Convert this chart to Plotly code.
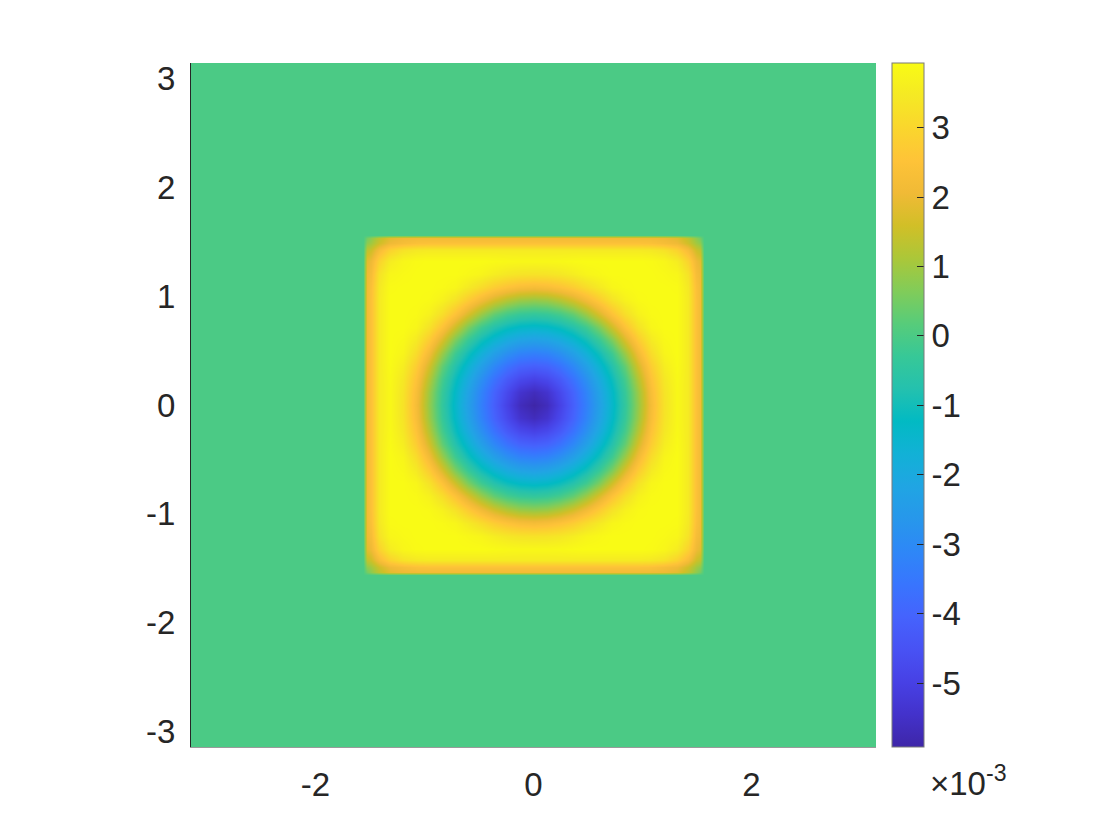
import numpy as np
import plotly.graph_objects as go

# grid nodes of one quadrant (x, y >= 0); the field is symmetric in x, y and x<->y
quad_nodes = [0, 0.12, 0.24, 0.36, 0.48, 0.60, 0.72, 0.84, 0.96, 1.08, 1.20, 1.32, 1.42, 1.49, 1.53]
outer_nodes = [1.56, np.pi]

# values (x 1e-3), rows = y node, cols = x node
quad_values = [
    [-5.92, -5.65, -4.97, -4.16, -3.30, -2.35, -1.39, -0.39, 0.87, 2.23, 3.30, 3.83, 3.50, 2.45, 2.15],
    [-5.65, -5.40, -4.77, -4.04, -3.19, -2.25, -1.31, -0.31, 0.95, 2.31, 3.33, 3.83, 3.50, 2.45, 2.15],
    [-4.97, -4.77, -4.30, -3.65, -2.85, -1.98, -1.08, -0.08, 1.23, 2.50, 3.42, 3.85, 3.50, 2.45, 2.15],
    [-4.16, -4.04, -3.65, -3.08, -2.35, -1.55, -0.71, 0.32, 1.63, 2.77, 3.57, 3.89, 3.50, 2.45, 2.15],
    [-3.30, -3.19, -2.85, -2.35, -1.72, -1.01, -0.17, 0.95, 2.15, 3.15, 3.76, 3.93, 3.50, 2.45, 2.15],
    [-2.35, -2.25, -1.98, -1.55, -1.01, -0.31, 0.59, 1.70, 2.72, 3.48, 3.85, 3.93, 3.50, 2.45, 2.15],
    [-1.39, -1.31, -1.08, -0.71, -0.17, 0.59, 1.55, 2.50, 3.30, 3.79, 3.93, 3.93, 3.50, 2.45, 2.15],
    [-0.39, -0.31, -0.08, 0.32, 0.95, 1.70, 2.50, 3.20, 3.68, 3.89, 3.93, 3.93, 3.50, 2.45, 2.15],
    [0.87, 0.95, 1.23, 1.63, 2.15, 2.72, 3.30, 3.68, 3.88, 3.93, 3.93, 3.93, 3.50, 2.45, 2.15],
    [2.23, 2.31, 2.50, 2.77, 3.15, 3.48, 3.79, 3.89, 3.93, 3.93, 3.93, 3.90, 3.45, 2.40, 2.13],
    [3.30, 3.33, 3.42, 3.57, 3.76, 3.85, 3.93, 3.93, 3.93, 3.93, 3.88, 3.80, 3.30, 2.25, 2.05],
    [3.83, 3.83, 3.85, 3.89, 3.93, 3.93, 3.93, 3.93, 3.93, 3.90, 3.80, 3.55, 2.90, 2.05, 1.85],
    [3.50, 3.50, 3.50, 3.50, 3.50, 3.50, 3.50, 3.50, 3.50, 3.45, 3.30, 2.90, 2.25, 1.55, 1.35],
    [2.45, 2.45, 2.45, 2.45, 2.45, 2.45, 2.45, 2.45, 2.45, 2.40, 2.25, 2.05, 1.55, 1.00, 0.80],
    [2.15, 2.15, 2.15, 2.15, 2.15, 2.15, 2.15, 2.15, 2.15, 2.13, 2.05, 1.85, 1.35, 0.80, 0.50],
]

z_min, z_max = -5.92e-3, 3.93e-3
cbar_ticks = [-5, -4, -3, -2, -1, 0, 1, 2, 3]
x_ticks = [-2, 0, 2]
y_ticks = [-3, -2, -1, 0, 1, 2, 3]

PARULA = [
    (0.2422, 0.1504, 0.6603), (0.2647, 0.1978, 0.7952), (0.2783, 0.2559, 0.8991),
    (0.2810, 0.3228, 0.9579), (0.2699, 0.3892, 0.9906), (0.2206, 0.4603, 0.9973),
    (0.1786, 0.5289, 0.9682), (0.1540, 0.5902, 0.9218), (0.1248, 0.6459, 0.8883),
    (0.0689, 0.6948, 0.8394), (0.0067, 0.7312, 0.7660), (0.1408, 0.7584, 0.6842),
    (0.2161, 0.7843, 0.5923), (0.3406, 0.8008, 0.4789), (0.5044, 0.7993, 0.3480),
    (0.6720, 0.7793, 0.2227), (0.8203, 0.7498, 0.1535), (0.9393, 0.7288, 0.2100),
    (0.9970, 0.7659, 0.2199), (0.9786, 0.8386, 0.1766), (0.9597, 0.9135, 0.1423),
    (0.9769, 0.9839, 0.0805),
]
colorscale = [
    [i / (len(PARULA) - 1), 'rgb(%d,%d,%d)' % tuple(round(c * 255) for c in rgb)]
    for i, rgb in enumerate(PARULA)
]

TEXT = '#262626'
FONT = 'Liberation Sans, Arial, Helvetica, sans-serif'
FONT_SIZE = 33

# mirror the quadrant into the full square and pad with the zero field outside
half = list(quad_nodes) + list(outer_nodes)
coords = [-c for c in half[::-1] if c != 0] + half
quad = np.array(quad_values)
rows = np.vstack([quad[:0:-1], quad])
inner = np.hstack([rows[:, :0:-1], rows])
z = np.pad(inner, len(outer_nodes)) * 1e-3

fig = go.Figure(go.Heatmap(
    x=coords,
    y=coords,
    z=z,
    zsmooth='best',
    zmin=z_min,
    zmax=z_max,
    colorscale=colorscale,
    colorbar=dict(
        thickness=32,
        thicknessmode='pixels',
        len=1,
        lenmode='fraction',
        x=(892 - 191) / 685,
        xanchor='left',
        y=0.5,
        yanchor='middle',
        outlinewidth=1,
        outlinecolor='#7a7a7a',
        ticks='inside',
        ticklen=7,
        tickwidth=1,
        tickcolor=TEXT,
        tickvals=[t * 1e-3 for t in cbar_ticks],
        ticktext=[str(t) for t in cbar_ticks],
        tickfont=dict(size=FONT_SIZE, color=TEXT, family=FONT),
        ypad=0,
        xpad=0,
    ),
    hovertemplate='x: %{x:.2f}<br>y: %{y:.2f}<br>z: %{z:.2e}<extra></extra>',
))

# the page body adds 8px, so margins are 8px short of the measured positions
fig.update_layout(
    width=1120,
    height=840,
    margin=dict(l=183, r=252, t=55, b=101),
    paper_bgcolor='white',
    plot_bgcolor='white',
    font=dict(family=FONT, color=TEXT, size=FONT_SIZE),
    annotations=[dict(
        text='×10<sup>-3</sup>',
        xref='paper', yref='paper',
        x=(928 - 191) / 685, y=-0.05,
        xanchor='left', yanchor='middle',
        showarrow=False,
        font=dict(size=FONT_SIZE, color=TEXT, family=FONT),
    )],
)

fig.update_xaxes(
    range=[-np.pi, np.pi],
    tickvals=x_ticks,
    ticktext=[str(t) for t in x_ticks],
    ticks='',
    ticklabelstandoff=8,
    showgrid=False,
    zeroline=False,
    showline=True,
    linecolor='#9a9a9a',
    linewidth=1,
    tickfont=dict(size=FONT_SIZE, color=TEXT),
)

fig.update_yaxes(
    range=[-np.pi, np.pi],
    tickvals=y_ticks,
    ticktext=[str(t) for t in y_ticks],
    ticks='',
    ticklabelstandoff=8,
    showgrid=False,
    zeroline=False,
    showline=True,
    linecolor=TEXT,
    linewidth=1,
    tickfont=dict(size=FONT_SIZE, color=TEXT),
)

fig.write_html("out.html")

══════

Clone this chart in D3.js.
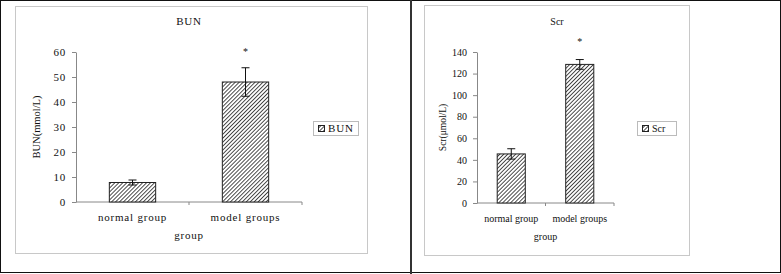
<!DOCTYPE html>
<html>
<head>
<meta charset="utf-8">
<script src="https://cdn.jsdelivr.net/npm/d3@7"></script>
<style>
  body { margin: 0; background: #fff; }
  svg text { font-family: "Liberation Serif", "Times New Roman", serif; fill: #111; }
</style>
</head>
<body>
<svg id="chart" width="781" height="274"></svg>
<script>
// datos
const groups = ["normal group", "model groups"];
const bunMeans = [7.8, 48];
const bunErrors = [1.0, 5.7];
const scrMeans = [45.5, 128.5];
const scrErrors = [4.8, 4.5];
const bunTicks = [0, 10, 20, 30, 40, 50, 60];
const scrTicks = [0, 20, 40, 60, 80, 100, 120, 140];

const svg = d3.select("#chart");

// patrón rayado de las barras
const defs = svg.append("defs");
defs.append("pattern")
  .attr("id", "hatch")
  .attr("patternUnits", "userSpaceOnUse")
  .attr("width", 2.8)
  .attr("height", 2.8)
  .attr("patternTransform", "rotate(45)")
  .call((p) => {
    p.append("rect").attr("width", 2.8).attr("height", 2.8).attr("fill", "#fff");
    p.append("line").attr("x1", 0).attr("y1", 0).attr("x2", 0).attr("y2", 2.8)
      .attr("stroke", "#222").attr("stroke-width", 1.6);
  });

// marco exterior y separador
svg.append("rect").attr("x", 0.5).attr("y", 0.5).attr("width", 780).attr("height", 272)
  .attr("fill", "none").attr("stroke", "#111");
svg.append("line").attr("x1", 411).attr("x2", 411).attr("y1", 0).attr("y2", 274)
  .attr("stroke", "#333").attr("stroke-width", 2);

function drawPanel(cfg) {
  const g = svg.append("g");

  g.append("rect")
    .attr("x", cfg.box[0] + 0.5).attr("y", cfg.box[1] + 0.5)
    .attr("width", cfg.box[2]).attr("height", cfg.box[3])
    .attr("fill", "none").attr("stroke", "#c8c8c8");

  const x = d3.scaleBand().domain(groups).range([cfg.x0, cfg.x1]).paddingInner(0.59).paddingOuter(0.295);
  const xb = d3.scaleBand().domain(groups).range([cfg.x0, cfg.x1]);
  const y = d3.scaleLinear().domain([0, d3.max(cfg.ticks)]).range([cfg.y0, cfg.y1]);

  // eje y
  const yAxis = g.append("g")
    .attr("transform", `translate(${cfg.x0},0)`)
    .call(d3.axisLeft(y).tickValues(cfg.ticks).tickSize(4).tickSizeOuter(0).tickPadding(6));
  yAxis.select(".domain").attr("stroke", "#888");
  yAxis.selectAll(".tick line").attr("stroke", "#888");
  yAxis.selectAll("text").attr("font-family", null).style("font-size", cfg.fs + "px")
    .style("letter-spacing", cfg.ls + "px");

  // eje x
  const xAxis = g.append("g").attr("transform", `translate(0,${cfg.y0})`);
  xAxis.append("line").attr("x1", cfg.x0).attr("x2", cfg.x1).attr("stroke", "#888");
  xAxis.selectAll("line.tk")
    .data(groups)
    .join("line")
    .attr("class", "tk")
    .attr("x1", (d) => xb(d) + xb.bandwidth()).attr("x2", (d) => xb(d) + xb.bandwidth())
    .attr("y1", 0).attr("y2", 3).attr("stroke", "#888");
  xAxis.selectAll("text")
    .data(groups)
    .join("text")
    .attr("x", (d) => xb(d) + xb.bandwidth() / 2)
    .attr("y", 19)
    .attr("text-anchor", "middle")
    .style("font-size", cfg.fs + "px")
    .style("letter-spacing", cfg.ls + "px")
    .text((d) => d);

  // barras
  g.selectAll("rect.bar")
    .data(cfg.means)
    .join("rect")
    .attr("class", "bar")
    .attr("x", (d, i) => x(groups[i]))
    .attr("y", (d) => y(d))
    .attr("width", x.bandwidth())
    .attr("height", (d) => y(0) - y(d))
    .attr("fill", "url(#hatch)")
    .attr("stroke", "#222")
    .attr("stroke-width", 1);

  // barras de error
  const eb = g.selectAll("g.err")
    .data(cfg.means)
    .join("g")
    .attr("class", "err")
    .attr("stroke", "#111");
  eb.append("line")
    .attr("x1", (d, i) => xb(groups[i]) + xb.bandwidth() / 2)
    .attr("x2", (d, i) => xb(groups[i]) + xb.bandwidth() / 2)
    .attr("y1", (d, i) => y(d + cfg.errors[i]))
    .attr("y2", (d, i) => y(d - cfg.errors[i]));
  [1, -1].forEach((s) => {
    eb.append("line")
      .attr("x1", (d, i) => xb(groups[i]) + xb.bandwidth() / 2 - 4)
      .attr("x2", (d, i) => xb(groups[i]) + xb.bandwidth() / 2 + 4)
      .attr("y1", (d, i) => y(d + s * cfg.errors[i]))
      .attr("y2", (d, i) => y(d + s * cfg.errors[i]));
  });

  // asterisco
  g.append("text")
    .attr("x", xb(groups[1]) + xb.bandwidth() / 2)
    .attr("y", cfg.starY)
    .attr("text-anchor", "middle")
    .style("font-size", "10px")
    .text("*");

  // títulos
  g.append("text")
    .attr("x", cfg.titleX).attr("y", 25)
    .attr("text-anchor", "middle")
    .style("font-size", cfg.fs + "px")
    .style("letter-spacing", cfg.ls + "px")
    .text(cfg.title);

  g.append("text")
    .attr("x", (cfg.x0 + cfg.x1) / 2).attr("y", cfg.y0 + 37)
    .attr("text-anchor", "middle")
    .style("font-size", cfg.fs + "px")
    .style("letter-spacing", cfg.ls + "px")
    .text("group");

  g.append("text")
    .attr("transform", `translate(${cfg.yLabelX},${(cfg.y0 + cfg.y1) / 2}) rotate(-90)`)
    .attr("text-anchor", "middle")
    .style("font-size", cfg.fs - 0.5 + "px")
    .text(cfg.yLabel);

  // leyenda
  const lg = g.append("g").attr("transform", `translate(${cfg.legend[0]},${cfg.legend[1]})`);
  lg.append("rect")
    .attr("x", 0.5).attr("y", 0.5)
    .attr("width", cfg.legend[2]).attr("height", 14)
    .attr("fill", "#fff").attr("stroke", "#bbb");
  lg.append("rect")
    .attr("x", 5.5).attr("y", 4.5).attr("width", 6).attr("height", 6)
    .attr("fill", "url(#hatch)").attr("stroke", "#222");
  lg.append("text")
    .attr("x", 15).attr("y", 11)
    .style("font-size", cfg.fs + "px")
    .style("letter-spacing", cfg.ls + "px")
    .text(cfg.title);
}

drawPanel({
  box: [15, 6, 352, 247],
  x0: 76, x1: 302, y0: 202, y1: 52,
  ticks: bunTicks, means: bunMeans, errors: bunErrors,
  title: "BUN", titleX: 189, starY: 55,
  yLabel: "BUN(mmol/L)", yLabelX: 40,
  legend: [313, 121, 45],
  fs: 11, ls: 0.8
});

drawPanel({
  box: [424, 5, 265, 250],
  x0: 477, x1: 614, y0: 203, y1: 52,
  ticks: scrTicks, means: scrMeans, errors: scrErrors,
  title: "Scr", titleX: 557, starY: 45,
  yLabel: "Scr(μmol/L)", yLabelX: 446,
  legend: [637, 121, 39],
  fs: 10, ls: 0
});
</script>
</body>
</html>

══════

- **Prompt**: Quote word for word only the lines above from the one containing "Convert this chart to Plotly code." through the one containing "outer_nodes = [1.56, np.pi]". Pictures stay out of your copy.

- **Written solution**:
Convert this chart to Plotly code.
import numpy as np
import plotly.graph_objects as go

# grid nodes of one quadrant (x, y >= 0); the field is symmetric in x, y and x<->y
quad_nodes = [0, 0.12, 0.24, 0.36, 0.48, 0.60, 0.72, 0.84, 0.96, 1.08, 1.20, 1.32, 1.42, 1.49, 1.53]
outer_nodes = [1.56, np.pi]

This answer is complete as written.